CEO parents are usually NOT best suited for making the tough call.

Drew Mendoza
Drew Mendoza

Family firm CEO founders often make really bad decisions when given the opportunity to select their successor.  They’re terrific at running the company, unequaled in closing deals and driving a hard bargain but ask them to name their successor and watch them lose their ability for human reason and corporate leadership.  “After much thought, (I decree that) my successor will be insert-first-name-here

“Much though” is often the son, daughter, niece or nephew s/he thinks will upset as few people as possible or the one with the longest tenure.   No matter – the real kicker is this:  selection of successor CEOs, by all rights, belongs in the sandbox of the Board of Directors.  If the board consists of family and inside managers only, it’s a safe bet they’ll do whatever it is the senior leader – usually parent to many – decides.  No open debate among qualified, experienced business people.  No obvious linkage between next generation shareholder vision, corporate strategic objectives and successor skill sets.  Simply the decree.

Then estate plans are drawn up, control willed to the successor at the death of the second parent to die (if a first to second generation transfer) and, “by golly – I sure handled that well.  No arguments among the kids and no room for arguments later on because control is in the hand of the anointed one”  the founder assures himself.

Nothing could be farther, father, from the truth!  Instead, what may likely happen is the siblings or cousins not given any control will find ways to express their wishes.  They will argue during holiday dinners on matters of compensation and reward.  They will try to gang up on the new CEO.  They may even punish you and your spouse during the waning years of your life by withholding visitation with grandchildren. 

Estate plans and bifurcated stock do not equal family harmony.  Family and shareholder harmony in family enterprise is achieved through robust governance, perceived procedural justice and healthy debate with unbiased input from serious-minded, experienced business people with no stake in the outcome.

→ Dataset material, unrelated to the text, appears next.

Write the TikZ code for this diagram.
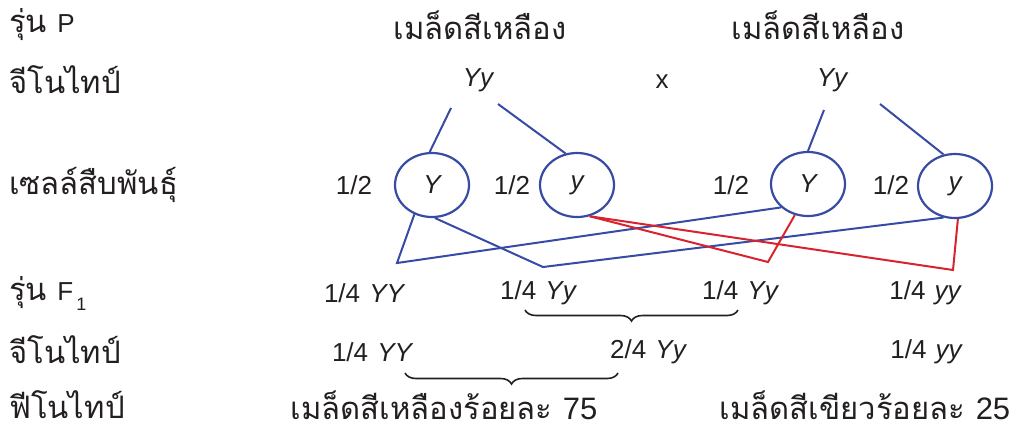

And – here’s another reason to abdicate the decision to a more impartial process and jury.  Life is hard enough.  You’ve built a terrific enterprise,  the source of employment and financial security to all those families.  You’ve bested the competition in tough times.  You have earned the right to dodge this bullet and avoid being the source of future family discord.   Over the long haul – you’ll stand a much better chance of being remembered as a great leader and terrific parent.